• What is required: Every line of the data must be copied exactly.

• Records shown:

══════

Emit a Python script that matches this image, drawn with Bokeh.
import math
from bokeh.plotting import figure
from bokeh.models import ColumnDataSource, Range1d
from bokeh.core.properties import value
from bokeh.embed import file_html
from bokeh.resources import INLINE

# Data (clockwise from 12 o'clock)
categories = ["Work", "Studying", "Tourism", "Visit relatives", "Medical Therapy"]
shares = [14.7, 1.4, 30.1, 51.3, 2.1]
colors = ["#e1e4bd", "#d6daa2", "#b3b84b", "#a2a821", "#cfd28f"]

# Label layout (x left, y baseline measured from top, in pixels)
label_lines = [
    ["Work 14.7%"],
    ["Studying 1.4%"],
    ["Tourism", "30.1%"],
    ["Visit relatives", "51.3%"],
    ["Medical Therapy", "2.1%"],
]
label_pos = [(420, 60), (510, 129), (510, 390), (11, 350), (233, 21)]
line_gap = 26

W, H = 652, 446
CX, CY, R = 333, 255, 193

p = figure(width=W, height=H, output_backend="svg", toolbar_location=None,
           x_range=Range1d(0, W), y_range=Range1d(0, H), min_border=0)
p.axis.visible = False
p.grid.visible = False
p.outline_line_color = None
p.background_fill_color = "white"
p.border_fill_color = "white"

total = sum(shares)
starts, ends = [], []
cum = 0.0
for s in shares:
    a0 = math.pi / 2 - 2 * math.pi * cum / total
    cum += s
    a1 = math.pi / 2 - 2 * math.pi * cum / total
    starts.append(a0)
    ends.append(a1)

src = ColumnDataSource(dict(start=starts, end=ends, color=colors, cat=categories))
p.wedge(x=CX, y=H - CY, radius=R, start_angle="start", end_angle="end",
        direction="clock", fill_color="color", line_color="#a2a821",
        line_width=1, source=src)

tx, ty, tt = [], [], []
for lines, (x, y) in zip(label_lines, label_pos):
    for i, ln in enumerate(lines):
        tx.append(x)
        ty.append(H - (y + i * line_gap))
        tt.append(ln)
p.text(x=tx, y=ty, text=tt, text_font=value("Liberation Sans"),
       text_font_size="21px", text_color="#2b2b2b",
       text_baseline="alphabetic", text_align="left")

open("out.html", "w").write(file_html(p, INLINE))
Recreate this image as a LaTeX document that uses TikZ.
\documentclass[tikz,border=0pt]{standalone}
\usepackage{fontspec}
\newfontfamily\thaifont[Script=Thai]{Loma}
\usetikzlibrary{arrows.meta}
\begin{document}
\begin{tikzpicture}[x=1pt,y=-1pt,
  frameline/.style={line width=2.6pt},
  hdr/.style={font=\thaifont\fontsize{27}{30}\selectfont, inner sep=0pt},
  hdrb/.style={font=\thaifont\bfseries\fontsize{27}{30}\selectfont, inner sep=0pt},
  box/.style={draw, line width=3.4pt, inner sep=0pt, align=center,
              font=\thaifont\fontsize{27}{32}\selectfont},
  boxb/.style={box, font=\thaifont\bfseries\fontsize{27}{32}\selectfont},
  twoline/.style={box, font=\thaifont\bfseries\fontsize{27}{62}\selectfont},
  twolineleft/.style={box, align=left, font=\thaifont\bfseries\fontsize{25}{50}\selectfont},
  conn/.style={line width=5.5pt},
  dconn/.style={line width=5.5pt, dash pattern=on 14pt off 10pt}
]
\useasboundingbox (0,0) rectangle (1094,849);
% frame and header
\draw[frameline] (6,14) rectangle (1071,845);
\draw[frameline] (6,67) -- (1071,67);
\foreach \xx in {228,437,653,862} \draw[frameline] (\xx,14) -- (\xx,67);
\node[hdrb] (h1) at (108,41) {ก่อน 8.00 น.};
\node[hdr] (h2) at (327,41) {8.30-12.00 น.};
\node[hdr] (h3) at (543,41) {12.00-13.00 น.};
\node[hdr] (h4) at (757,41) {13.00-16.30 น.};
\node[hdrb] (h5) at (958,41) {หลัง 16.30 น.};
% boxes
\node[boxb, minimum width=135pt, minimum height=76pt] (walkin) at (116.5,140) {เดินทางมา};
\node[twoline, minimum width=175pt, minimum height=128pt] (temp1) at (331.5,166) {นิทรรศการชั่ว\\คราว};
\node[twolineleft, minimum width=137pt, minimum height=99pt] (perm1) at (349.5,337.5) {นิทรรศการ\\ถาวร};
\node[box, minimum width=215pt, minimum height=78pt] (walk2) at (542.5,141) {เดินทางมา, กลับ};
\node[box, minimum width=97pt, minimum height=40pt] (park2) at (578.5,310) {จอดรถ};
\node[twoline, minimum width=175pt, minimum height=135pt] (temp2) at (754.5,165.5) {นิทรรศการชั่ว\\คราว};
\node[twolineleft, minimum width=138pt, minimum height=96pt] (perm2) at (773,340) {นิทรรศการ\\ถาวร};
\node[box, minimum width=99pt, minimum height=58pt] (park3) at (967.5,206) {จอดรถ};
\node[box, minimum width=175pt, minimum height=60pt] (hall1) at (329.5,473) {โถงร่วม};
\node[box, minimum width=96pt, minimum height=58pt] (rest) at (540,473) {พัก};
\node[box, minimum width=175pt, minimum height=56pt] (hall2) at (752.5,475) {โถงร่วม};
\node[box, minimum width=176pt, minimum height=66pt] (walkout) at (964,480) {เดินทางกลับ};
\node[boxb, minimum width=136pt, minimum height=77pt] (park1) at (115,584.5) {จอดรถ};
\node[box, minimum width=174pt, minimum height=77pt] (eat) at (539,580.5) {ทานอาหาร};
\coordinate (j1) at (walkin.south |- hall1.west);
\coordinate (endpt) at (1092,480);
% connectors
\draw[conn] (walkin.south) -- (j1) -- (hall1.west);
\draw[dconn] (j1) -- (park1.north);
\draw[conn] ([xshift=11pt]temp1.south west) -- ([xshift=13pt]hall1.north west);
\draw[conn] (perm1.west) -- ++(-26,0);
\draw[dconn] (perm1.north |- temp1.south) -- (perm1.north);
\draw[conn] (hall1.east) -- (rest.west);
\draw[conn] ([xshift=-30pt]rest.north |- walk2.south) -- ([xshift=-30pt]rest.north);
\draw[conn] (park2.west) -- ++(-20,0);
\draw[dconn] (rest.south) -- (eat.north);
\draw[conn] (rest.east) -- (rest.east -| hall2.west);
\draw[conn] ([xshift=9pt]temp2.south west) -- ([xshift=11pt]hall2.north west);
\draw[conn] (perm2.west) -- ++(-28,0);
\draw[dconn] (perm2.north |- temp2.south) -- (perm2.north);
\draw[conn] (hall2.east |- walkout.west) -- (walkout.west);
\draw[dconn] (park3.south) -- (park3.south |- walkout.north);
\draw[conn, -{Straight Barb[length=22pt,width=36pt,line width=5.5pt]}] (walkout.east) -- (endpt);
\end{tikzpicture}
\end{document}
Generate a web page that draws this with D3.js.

══════

• Expected output:
Emit a Python script that matches this image, drawn with Bokeh.
import math
from bokeh.plotting import figure
from bokeh.models import ColumnDataSource, Range1d
from bokeh.core.properties import value
from bokeh.embed import file_html
from bokeh.resources import INLINE

# Data (clockwise from 12 o'clock)
categories = ["Work", "Studying", "Tourism", "Visit relatives", "Medical Therapy"]
shares = [14.7, 1.4, 30.1, 51.3, 2.1]
colors = ["#e1e4bd", "#d6daa2", "#b3b84b", "#a2a821", "#cfd28f"]

# Label layout (x left, y baseline measured from top, in pixels)
label_lines = [
    ["Work 14.7%"],
    ["Studying 1.4%"],
    ["Tourism", "30.1%"],
    ["Visit relatives", "51.3%"],
    ["Medical Therapy", "2.1%"],
]
label_pos = [(420, 60), (510, 129), (510, 390), (11, 350), (233, 21)]
line_gap = 26

W, H = 652, 446
CX, CY, R = 333, 255, 193

p = figure(width=W, height=H, output_backend="svg", toolbar_location=None,
           x_range=Range1d(0, W), y_range=Range1d(0, H), min_border=0)
p.axis.visible = False
p.grid.visible = False
p.outline_line_color = None
p.background_fill_color = "white"
p.border_fill_color = "white"

total = sum(shares)
starts, ends = [], []
cum = 0.0
for s in shares:
    a0 = math.pi / 2 - 2 * math.pi * cum / total
    cum += s
    a1 = math.pi / 2 - 2 * math.pi * cum / total
    starts.append(a0)
    ends.append(a1)

src = ColumnDataSource(dict(start=starts, end=ends, color=colors, cat=categories))
p.wedge(x=CX, y=H - CY, radius=R, start_angle="start", end_angle="end",
        direction="clock", fill_color="color", line_color="#a2a821",
        line_width=1, source=src)

tx, ty, tt = [], [], []
for lines, (x, y) in zip(label_lines, label_pos):
    for i, ln in enumerate(lines):
        tx.append(x)
        ty.append(H - (y + i * line_gap))
        tt.append(ln)
p.text(x=tx, y=ty, text=tt, text_font=value("Liberation Sans"),
       text_font_size="21px", text_color="#2b2b2b",
       text_baseline="alphabetic", text_align="left")

open("out.html", "w").write(file_html(p, INLINE))
Recreate this image as a LaTeX document that uses TikZ.
\documentclass[tikz,border=0pt]{standalone}
\usepackage{fontspec}
\newfontfamily\thaifont[Script=Thai]{Loma}
\usetikzlibrary{arrows.meta}
\begin{document}
\begin{tikzpicture}[x=1pt,y=-1pt,
  frameline/.style={line width=2.6pt},
  hdr/.style={font=\thaifont\fontsize{27}{30}\selectfont, inner sep=0pt},
  hdrb/.style={font=\thaifont\bfseries\fontsize{27}{30}\selectfont, inner sep=0pt},
  box/.style={draw, line width=3.4pt, inner sep=0pt, align=center,
              font=\thaifont\fontsize{27}{32}\selectfont},
  boxb/.style={box, font=\thaifont\bfseries\fontsize{27}{32}\selectfont},
  twoline/.style={box, font=\thaifont\bfseries\fontsize{27}{62}\selectfont},
  twolineleft/.style={box, align=left, font=\thaifont\bfseries\fontsize{25}{50}\selectfont},
  conn/.style={line width=5.5pt},
  dconn/.style={line width=5.5pt, dash pattern=on 14pt off 10pt}
]
\useasboundingbox (0,0) rectangle (1094,849);
% frame and header
\draw[frameline] (6,14) rectangle (1071,845);
\draw[frameline] (6,67) -- (1071,67);
\foreach \xx in {228,437,653,862} \draw[frameline] (\xx,14) -- (\xx,67);
\node[hdrb] (h1) at (108,41) {ก่อน 8.00 น.};
\node[hdr] (h2) at (327,41) {8.30-12.00 น.};
\node[hdr] (h3) at (543,41) {12.00-13.00 น.};
\node[hdr] (h4) at (757,41) {13.00-16.30 น.};
\node[hdrb] (h5) at (958,41) {หลัง 16.30 น.};
% boxes
\node[boxb, minimum width=135pt, minimum height=76pt] (walkin) at (116.5,140) {เดินทางมา};
\node[twoline, minimum width=175pt, minimum height=128pt] (temp1) at (331.5,166) {นิทรรศการชั่ว\\คราว};
\node[twolineleft, minimum width=137pt, minimum height=99pt] (perm1) at (349.5,337.5) {นิทรรศการ\\ถาวร};
\node[box, minimum width=215pt, minimum height=78pt] (walk2) at (542.5,141) {เดินทางมา, กลับ};
\node[box, minimum width=97pt, minimum height=40pt] (park2) at (578.5,310) {จอดรถ};
\node[twoline, minimum width=175pt, minimum height=135pt] (temp2) at (754.5,165.5) {นิทรรศการชั่ว\\คราว};
\node[twolineleft, minimum width=138pt, minimum height=96pt] (perm2) at (773,340) {นิทรรศการ\\ถาวร};
\node[box, minimum width=99pt, minimum height=58pt] (park3) at (967.5,206) {จอดรถ};
\node[box, minimum width=175pt, minimum height=60pt] (hall1) at (329.5,473) {โถงร่วม};
\node[box, minimum width=96pt, minimum height=58pt] (rest) at (540,473) {พัก};
\node[box, minimum width=175pt, minimum height=56pt] (hall2) at (752.5,475) {โถงร่วม};
\node[box, minimum width=176pt, minimum height=66pt] (walkout) at (964,480) {เดินทางกลับ};
\node[boxb, minimum width=136pt, minimum height=77pt] (park1) at (115,584.5) {จอดรถ};
\node[box, minimum width=174pt, minimum height=77pt] (eat) at (539,580.5) {ทานอาหาร};
\coordinate (j1) at (walkin.south |- hall1.west);
\coordinate (endpt) at (1092,480);
% connectors
\draw[conn] (walkin.south) -- (j1) -- (hall1.west);
\draw[dconn] (j1) -- (park1.north);
\draw[conn] ([xshift=11pt]temp1.south west) -- ([xshift=13pt]hall1.north west);
\draw[conn] (perm1.west) -- ++(-26,0);
\draw[dconn] (perm1.north |- temp1.south) -- (perm1.north);
\draw[conn] (hall1.east) -- (rest.west);
\draw[conn] ([xshift=-30pt]rest.north |- walk2.south) -- ([xshift=-30pt]rest.north);
\draw[conn] (park2.west) -- ++(-20,0);
\draw[dconn] (rest.south) -- (eat.north);
\draw[conn] (rest.east) -- (rest.east -| hall2.west);
\draw[conn] ([xshift=9pt]temp2.south west) -- ([xshift=11pt]hall2.north west);
\draw[conn] (perm2.west) -- ++(-28,0);
\draw[dconn] (perm2.north |- temp2.south) -- (perm2.north);
\draw[conn] (hall2.east |- walkout.west) -- (walkout.west);
\draw[dconn] (park3.south) -- (park3.south |- walkout.north);
\draw[conn, -{Straight Barb[length=22pt,width=36pt,line width=5.5pt]}] (walkout.east) -- (endpt);
\end{tikzpicture}
\end{document}
Generate a web page that draws this with D3.js.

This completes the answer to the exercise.